A Perfect Murder, directed by Andrew Davis (The Fugitive, 1993), is a very loose adaptation. It has been sexed up, opened out, and finished off with a disappointing bang-bang climax, but it’s still good fun–partly because screenwriter Patrick Smith Kelly respects Knott’s construction enough to keep the machinations with the key and partly because the new cast is sensational. Could there be a better role for Michael Douglas than an aging, heartless cuckold watching his wife and wealth slip away? The addiction to opulence, the fierce set of the jaw, the bulging eyes, and seething demeanor: Douglas has never seemed more at home, not even in Wall Street (1987). As his young wife, Gwyneth Paltrow gives Grace Kelly a run for her money in the drop-dead-gorgeous department, and her acting is better than ever. Life seems to be breaking Paltrow in a bit, and it’s making her seem halfway human.

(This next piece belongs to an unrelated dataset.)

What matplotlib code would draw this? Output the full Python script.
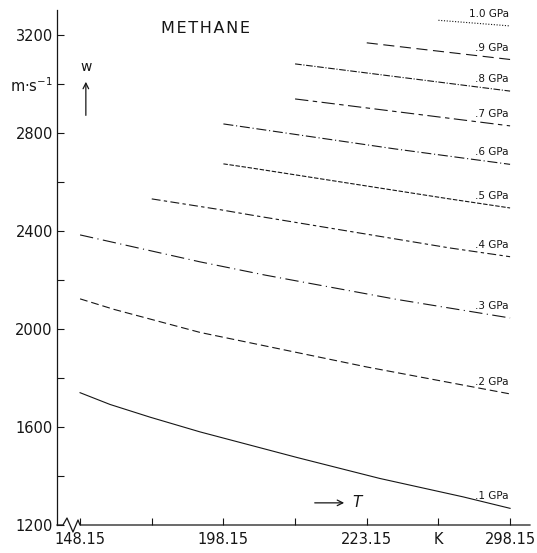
"""plot.py - speed of sound w in methane vs temperature T, isobars 0.1 ... 1.0 GPa."""
import matplotlib
matplotlib.use("Agg")
import matplotlib.pyplot as plt
from matplotlib.ticker import FixedLocator, FixedFormatter

# isobars: temperature (K) and speed of sound (m/s)
p01_T = [148.15, 158.6, 172.6, 190.0, 224.0, 252.7, 281.7, 298.15]
p01_w = [1740, 1692, 1640, 1580, 1475, 1390, 1315, 1268]
p02_T = [148.15, 160.0, 190.0, 248.15, 298.15]
p02_w = [2123, 2080, 1986, 1845, 1735]
p03_T = [148.15, 190.0, 212.7, 258.0, 298.15]
p03_w = [2384, 2274, 2220, 2122, 2045]
p04_T = [173.15, 196.0, 207.4, 277.0, 298.15]
p04_w = [2531, 2489, 2466, 2331, 2295]
p05_T = [198.15, 207.4, 277.0, 298.15]
p05_w = [2674, 2658, 2531, 2494]
p06_T = [198.15, 258.0, 298.15]
p06_w = [2837, 2735, 2672]
p07_T = [223.15, 298.15]
p07_w = [2939, 2829]
p08_T = [223.15, 298.15]
p08_w = [3082, 2971]
p09_T = [248.15, 298.15]
p09_w = [3168, 3100]
p10_T = [273.15, 298.15]
p10_w = [3260, 3237]

labels = [".1 GPa", ".2 GPa", ".3 GPa", ".4 GPa", ".5 GPa",
          ".6 GPa", ".7 GPa", ".8 GPa", ".9 GPa", "1.0 GPa"]

x_ticks = [148.15, 173.15, 198.15, 223.15, 248.15, 273.15, 298.15]
x_tick_labels = ["148.15", "", "198.15", "", "223.15", "K", "298.15"]
y_ticks = [1200, 1400, 1600, 1800, 2000, 2200, 2400, 2600, 2800, 3000, 3200]
y_tick_labels = ["1200", "", "1600", "", "2000", "", "2400", "", "2800",
                 "m\u00b7s$^{-1}$", "3200"]

# line style of each isobar, same order as labels
styles = ["-", (0, (7, 3.5)), (0, (12, 4, 1, 4)), (0, (8, 3, 3, 3)),
          (0, (4, 1.5)), (0, (9, 2.5, 1, 2.5)), (0, (12, 4, 4, 4)),
          (0, (6, 1.5, 1, 1.5)), (0, (10, 5)), (0, (1, 1.5))]

INK = "#161616"

fig = plt.figure(figsize=(5.37, 5.53), dpi=100)
ax = fig.add_axes([57 / 537, 28 / 553, 473 / 537, 515 / 553])
ax.set_xlim(140.1, 305.1)
ax.set_ylim(1200, 3302)

series = [(p01_T, p01_w), (p02_T, p02_w), (p03_T, p03_w), (p04_T, p04_w),
          (p05_T, p05_w), (p06_T, p06_w), (p07_T, p07_w), (p08_T, p08_w),
          (p09_T, p09_w), (p10_T, p10_w)]
for (T, w), ls, lab in zip(series, styles, labels):
    ax.plot(T, w, color=INK, lw=0.8, linestyle=ls)
    # pressure label sits just above the line end
    ax.annotate(lab, xy=(T[-1], w[-1]), xytext=(-1, 5),
                textcoords="offset points", ha="right", va="bottom",
                fontsize=7.5, color=INK)

# axes: only left spine, bottom drawn by hand with the break zigzag
for side in ("top", "right", "bottom"):
    ax.spines[side].set_visible(False)
ax.spines["left"].set_linewidth(0.9)
ax.spines["left"].set_color(INK)
bx = [0, 0.0127, 0.0211, 0.0338, 0.0444, 0.0486, 1.0]
by = [0, 0, 0.0136, -0.0136, 0.0097, 0, 0]
ax.plot(bx, by, transform=ax.transAxes, color=INK, lw=0.9, clip_on=False)

ax.xaxis.set_major_locator(FixedLocator(x_ticks))
ax.xaxis.set_major_formatter(FixedFormatter(x_tick_labels))
ax.yaxis.set_major_locator(FixedLocator(y_ticks))
ax.yaxis.set_major_formatter(FixedFormatter(y_tick_labels))
ax.tick_params(axis="both", direction="in", length=5, width=0.8,
               colors=INK, labelsize=10.5)
ax.tick_params(axis="x", pad=5)
ax.tick_params(axis="y", pad=3)

# title and axis arrows
ax.text(0.313, 0.965, "\u200a".join("METHANE"), transform=ax.transAxes,
        ha="center", va="center", fontsize=11.5, color=INK)
ax.text(0.061, 0.889, "w", transform=ax.transAxes, ha="center",
        va="center", fontsize=10, color=INK)
ax.annotate("", xy=(0.061, 0.866), xytext=(0.061, 0.790),
            xycoords="axes fraction",
            arrowprops=dict(arrowstyle="->", color=INK, lw=0.9))
ax.annotate("", xy=(0.613, 0.043), xytext=(0.539, 0.043),
            xycoords="axes fraction",
            arrowprops=dict(arrowstyle="->", color=INK, lw=0.9))
ax.text(0.634, 0.043, "T", transform=ax.transAxes, ha="center",
        va="center", fontsize=11, style="italic", color=INK)

fig.savefig("out.png", dpi=100, facecolor="white")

Viggo Mortensen, who plays Paltrow’s painter-lover, has been a star-in-the-making for years. Check out Brian DePalma’s virtuosic Carlito’s Way (1993)–that’s the Swede Mortensen, with dark hair, as the hapless Hispanic paraplegic whom the cops wire in an effort to entrap Al Pacino. I worried for the first half of A Perfect Murder that audiences would see this mumbling, affectless, pretty-boy and think Mortensen wasn’t much of an actor, the way they only saw beefcake when they looked at Nick Nolte in The Deep (1977). But Mortensen knows how to tantalize. The part is barely filled-in, and that’s how he leaves it. He respects its mystery, its dark heart. You never know which way he’ll go, and you never take your eyes off him.

For Whit Stillman and, as far as I know, no one else on the planet, the discos of the early ‘80s were salons with a back beat–places where men and women could get dressed up to gyrate a little and then sit around saying twitty pseudointellectual things, the music conveniently dropping a notch so as not to force them to shout. The context for The Last Days of Disco is vaguely satirical, but Stillman gives no evidence that he could write his characters any other way; these people seem to be the only sort he knows. In his first film, Metropolitan (1990), he chose never to move the camera: Each shot was a tableaux (barely) vivant, and (tiny) form meshed with (tiny) content to suggest a larger vision of the stasis of the privileged classes. Here, the camera moves a little but the point of view is frozen: It’s Stillman who seems in stasis now. This is a rhythmless, stupefying work. A person with no discernible pulse ought not to be directing a movie about disco. I forced myself to stay for almost 90 minutes and then decided someone ought to boogie.